What you are asked to do: Each line from the start of the records through the line containing "y_ticks = [0, 5, 10, 15, 20]" is to be transcribed exactly, and no other line is to be included.

--- Begin Listing ---

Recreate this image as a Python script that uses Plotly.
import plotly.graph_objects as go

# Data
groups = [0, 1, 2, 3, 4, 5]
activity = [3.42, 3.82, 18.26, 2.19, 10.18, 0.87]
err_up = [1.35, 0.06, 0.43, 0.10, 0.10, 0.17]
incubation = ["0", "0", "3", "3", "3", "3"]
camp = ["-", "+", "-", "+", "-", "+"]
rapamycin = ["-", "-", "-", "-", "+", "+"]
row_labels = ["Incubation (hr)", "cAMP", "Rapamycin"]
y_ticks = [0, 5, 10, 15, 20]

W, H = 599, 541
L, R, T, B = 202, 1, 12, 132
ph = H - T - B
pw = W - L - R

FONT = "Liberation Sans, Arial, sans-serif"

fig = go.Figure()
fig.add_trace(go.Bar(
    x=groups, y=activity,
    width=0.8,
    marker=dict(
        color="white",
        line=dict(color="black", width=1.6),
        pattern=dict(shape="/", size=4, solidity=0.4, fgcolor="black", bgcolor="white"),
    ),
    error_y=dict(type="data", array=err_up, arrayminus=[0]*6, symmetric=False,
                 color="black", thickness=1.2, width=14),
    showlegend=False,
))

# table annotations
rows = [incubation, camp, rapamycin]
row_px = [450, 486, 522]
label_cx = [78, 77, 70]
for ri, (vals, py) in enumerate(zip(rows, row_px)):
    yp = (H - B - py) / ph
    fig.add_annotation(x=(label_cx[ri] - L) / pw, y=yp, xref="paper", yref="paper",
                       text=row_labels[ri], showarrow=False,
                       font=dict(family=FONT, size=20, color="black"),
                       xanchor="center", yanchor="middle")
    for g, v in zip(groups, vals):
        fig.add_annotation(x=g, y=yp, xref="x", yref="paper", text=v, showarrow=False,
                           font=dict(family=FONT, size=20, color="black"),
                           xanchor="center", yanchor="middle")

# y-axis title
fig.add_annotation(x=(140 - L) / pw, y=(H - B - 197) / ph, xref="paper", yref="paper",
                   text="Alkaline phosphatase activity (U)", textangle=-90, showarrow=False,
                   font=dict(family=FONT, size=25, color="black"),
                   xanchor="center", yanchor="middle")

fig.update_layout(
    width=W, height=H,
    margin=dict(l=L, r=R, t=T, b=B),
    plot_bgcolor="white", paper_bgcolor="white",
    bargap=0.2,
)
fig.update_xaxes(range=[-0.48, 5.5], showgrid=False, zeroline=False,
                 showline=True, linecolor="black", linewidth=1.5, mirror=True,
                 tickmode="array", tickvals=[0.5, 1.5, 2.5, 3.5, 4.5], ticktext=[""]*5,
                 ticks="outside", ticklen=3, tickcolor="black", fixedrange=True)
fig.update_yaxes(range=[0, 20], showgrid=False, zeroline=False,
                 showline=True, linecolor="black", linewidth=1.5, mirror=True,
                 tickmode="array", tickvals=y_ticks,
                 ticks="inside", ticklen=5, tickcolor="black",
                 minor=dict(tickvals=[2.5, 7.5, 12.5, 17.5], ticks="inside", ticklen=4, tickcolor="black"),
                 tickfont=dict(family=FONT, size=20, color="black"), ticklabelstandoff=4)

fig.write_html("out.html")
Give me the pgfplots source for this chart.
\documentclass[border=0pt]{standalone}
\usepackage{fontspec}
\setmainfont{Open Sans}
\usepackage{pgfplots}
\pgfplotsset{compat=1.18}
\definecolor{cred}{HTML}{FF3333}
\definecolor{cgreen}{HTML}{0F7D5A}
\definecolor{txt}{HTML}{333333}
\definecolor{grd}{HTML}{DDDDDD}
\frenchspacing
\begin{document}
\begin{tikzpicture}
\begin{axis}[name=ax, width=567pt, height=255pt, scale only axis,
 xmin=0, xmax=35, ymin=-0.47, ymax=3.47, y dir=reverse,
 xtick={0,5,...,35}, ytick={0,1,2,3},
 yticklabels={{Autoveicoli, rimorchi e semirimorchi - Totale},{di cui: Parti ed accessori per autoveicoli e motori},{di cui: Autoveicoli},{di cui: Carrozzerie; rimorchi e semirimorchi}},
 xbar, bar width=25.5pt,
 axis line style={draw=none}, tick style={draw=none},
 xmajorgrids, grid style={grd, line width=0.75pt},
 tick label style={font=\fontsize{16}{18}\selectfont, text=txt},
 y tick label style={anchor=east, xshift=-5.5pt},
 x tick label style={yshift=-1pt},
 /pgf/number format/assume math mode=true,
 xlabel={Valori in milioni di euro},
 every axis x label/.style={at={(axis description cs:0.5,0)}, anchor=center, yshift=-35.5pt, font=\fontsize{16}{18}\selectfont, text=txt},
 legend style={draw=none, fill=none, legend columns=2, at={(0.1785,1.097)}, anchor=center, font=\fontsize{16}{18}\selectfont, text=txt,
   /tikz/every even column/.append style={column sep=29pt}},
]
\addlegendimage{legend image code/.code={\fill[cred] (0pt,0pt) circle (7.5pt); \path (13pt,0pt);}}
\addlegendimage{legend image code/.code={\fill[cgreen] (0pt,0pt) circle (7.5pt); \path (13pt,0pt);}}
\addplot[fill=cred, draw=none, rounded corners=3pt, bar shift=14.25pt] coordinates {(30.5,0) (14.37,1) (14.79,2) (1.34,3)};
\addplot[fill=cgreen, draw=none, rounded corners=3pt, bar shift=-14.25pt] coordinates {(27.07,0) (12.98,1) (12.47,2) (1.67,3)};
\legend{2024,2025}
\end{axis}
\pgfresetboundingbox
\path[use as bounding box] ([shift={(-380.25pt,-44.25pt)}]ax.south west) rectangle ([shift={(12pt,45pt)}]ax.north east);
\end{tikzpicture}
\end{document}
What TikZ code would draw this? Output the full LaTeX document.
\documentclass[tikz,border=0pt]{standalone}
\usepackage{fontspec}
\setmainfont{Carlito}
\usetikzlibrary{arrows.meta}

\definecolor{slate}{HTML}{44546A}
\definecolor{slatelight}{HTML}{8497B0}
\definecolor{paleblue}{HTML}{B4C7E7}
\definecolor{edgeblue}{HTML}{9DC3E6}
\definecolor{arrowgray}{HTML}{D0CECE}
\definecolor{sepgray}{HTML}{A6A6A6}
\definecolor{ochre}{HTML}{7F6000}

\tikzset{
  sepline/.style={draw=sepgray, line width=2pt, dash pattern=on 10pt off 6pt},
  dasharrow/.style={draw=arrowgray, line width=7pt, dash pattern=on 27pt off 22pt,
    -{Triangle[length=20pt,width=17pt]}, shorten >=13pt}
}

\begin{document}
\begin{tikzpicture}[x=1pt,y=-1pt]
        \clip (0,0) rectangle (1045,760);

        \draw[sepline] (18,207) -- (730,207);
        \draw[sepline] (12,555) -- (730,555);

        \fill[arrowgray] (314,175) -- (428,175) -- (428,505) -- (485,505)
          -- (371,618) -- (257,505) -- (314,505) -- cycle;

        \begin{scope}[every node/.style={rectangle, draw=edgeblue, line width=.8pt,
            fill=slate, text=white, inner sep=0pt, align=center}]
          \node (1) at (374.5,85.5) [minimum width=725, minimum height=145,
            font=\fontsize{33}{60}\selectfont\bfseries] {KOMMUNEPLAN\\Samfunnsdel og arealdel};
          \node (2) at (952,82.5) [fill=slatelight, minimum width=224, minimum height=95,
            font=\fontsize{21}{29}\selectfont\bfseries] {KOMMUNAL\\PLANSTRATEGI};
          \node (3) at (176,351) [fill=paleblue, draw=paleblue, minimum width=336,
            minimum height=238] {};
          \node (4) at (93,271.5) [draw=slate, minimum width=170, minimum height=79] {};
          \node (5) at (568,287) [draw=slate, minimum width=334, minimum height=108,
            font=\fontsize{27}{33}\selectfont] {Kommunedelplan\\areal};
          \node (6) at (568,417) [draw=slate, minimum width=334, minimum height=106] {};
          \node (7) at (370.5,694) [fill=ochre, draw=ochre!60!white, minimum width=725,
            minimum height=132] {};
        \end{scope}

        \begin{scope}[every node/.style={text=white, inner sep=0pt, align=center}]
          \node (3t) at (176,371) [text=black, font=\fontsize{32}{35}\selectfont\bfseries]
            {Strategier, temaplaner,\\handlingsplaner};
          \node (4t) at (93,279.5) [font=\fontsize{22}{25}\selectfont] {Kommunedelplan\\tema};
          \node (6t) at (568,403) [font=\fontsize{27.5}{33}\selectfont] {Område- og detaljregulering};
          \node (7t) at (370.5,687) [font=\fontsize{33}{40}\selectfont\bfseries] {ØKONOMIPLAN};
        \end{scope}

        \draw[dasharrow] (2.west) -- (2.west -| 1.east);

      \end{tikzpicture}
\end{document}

--- End Listing ---

Reply to the exercise:
Recreate this image as a Python script that uses Plotly.
import plotly.graph_objects as go

# Data
groups = [0, 1, 2, 3, 4, 5]
activity = [3.42, 3.82, 18.26, 2.19, 10.18, 0.87]
err_up = [1.35, 0.06, 0.43, 0.10, 0.10, 0.17]
incubation = ["0", "0", "3", "3", "3", "3"]
camp = ["-", "+", "-", "+", "-", "+"]
rapamycin = ["-", "-", "-", "-", "+", "+"]
row_labels = ["Incubation (hr)", "cAMP", "Rapamycin"]
y_ticks = [0, 5, 10, 15, 20]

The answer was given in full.